ビル:ウォール街でがら空き状態が続くある超高層ビルと市財政への不安
(ブルームバーグ 2023.5.18・木)
47階建てビル、60ウォールストリートはドイツ銀行が2021年に退出して以降、全空だ。所有者はシンガポールのSWFとパラマウント・グループだが、金融会社はこのビルより新築のハドソンヤードの方を好む。ニューヨークは空室率が11%を超す事はないと昔は言われたが現在の空室率は22.7%で募集賃料も若干下落している。
ビル:オフィス復帰が遅れ、オフィス株が大幅安に
(ウォールストリート・ジャーナル電子版 2023.5.22・月)
SLグリーンの株価は2015年のピーク時には140$だったが現在は22.54$、ボルナドは2020年に67$だったが現在は13.13$だ。両社とも年初から30%強下げている。年初にあったオフィス復帰が回復するという動きは今は横ばいで、オフィスリート株には空売りが集っている。オフィス株の下落は新型肺炎前から始まっていてそれに加速がついた。もっとも直近ではオフィスを探す動きが12月より23%、増加している。
ビル:カナダのブルックフィールド・CEOが同社のデフォルト問題を語る
(ブルームバーグ 2023.5.12・金)
ブルックフィールドのCEOは先日の2ヶ所のデフォルトについて、「不動産を7000本も持っていたら全部を完璧にしておく事は不可能な物なのだ:」とし、ブルクフィールドはお金を借りた人間として非常に責任感を持つ会社である事を、常に誇りにしていると加えた。また不動産ローンは担保価値の点で何ら問題を起こしていない。

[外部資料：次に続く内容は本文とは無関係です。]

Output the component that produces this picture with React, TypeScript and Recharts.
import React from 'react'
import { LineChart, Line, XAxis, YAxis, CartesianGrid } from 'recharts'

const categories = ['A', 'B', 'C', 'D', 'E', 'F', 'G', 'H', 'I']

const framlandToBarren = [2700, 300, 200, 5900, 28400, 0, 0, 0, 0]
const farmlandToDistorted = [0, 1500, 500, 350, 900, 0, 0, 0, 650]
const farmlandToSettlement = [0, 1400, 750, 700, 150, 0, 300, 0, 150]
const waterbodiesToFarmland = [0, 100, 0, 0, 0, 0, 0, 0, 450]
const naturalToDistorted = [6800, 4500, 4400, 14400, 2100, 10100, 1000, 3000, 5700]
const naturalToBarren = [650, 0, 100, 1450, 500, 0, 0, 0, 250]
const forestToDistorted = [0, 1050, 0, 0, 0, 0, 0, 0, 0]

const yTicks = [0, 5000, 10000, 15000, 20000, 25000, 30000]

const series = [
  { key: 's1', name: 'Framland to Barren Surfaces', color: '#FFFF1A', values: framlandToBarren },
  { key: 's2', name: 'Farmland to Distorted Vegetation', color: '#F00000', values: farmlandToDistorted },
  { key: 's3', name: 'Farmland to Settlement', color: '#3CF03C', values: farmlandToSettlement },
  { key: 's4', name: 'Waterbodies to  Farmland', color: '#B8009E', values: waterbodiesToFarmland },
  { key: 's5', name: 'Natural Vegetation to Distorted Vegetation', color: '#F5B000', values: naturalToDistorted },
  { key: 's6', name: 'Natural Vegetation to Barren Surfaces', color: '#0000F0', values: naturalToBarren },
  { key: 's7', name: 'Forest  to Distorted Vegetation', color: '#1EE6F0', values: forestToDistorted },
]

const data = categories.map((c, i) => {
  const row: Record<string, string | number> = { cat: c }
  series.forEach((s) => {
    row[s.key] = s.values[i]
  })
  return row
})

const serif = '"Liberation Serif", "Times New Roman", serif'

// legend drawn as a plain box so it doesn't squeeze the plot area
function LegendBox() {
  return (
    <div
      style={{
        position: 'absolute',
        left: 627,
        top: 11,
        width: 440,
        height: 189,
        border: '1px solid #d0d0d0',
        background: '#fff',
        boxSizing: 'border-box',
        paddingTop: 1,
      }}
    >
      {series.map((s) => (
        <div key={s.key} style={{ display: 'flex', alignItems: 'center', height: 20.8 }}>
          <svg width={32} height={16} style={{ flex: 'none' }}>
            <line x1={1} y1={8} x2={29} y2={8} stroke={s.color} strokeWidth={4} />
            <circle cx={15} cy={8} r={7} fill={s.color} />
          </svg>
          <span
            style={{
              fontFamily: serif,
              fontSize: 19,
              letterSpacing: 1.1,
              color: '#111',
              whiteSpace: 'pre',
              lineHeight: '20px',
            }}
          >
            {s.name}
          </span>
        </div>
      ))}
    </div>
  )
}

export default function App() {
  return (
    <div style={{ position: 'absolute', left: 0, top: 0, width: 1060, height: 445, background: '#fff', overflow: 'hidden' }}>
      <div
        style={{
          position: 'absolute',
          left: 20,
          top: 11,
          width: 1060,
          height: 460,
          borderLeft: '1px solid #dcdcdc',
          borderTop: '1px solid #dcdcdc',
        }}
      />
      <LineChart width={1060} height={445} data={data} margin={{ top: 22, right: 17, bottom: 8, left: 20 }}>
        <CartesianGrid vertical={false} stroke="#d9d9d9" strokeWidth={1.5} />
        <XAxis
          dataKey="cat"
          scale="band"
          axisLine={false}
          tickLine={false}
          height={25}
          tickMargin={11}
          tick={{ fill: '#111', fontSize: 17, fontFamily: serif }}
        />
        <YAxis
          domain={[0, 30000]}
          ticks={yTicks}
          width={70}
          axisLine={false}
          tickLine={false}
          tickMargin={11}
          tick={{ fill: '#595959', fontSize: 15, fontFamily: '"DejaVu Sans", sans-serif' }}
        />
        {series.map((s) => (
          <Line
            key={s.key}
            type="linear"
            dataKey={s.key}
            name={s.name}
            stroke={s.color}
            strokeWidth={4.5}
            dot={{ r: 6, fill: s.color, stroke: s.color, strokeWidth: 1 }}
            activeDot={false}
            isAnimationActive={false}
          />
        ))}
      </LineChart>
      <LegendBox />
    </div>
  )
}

ビル:ブラックストーンがシカゴのオフィスのローンでレンダーと協議
(ブルームバーグ 2023.5.23・火)
ブラックストーンはシカゴのビルのCMBSローン3.1億$(434億円)を特別サービサー入りとし、レンダー群との協議に入った。返済期は7月だ。このビルは1970年代の築でアメニティにモダンさがなく立地にも難がある。ブラックストーンは昨年このビルをゼロ評価とした。ブルックフィールドやピムコもデフォルトをしている。